Stated goal —
Shown below is a listing with pictures; reproduce exactly, and only, the lines between the ones containing "Clone this diagram in TikZ." and "(8,8) -- (982,8);", inclusive, leaving the pictures out.

Extracted data —
□ □ □ □ □
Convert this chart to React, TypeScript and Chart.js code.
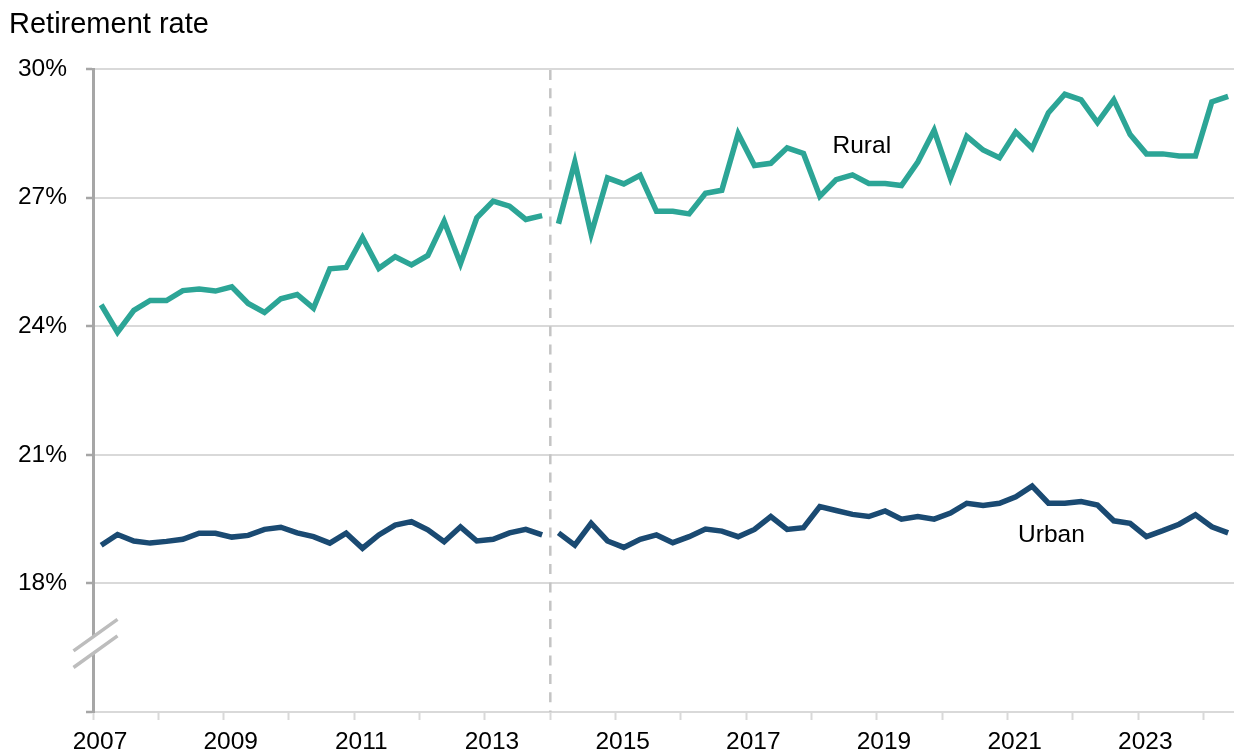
□ □ □ □ □
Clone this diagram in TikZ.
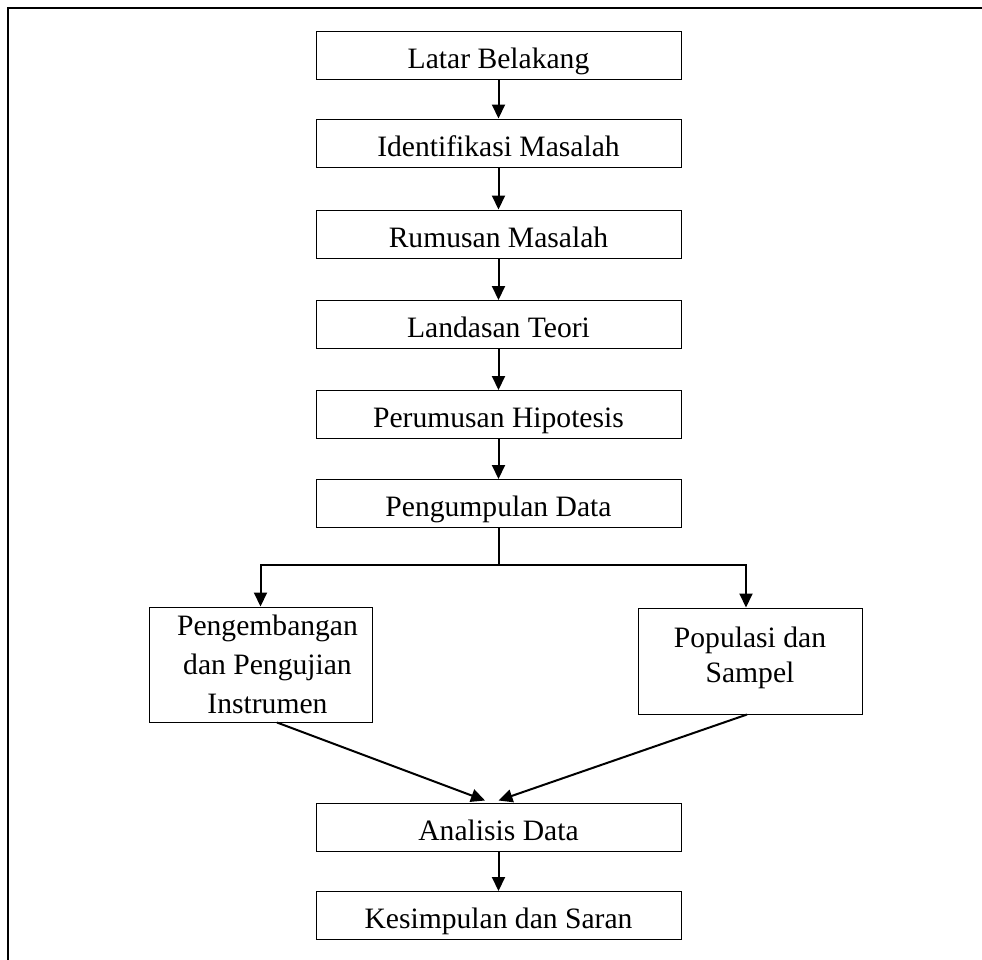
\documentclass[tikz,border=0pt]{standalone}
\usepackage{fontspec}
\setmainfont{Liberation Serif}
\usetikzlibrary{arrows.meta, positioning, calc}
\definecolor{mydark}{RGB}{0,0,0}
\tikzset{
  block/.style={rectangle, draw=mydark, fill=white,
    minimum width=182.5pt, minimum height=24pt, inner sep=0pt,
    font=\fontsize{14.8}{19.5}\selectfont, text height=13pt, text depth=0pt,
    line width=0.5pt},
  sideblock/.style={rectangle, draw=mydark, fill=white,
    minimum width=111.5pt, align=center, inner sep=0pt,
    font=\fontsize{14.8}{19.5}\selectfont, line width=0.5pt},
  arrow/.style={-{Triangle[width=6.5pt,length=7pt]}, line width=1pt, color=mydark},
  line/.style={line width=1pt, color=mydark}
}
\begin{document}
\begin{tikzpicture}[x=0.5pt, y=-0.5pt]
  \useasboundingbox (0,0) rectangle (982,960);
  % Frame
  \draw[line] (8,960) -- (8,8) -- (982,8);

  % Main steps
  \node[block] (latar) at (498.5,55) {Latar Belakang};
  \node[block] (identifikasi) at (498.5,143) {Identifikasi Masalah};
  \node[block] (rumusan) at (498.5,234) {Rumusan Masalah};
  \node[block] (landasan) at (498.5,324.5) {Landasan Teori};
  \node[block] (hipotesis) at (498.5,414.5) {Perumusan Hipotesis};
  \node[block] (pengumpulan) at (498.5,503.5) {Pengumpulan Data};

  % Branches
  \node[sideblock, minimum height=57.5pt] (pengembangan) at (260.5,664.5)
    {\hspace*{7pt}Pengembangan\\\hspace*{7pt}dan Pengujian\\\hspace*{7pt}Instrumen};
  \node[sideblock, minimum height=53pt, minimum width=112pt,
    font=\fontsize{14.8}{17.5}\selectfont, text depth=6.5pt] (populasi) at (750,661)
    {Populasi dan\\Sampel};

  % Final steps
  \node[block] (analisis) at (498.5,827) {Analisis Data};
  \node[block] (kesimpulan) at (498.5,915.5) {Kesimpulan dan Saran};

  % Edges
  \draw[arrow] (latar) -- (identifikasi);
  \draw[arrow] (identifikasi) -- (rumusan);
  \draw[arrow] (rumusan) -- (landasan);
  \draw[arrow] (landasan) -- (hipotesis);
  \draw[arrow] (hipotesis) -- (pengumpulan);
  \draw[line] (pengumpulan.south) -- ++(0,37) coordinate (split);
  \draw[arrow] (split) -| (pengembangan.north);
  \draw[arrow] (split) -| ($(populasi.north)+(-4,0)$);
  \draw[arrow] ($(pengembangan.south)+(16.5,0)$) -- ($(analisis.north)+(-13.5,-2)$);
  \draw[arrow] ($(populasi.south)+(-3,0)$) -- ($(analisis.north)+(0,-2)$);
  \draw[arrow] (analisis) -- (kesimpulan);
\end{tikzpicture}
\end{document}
□ □ □ □ □
Answer for the task —
Clone this diagram in TikZ.
\documentclass[tikz,border=0pt]{standalone}
\usepackage{fontspec}
\setmainfont{Liberation Serif}
\usetikzlibrary{arrows.meta, positioning, calc}
\definecolor{mydark}{RGB}{0,0,0}
\tikzset{
  block/.style={rectangle, draw=mydark, fill=white,
    minimum width=182.5pt, minimum height=24pt, inner sep=0pt,
    font=\fontsize{14.8}{19.5}\selectfont, text height=13pt, text depth=0pt,
    line width=0.5pt},
  sideblock/.style={rectangle, draw=mydark, fill=white,
    minimum width=111.5pt, align=center, inner sep=0pt,
    font=\fontsize{14.8}{19.5}\selectfont, line width=0.5pt},
  arrow/.style={-{Triangle[width=6.5pt,length=7pt]}, line width=1pt, color=mydark},
  line/.style={line width=1pt, color=mydark}
}
\begin{document}
\begin{tikzpicture}[x=0.5pt, y=-0.5pt]
  \useasboundingbox (0,0) rectangle (982,960);
  % Frame
  \draw[line] (8,960) -- (8,8) -- (982,8);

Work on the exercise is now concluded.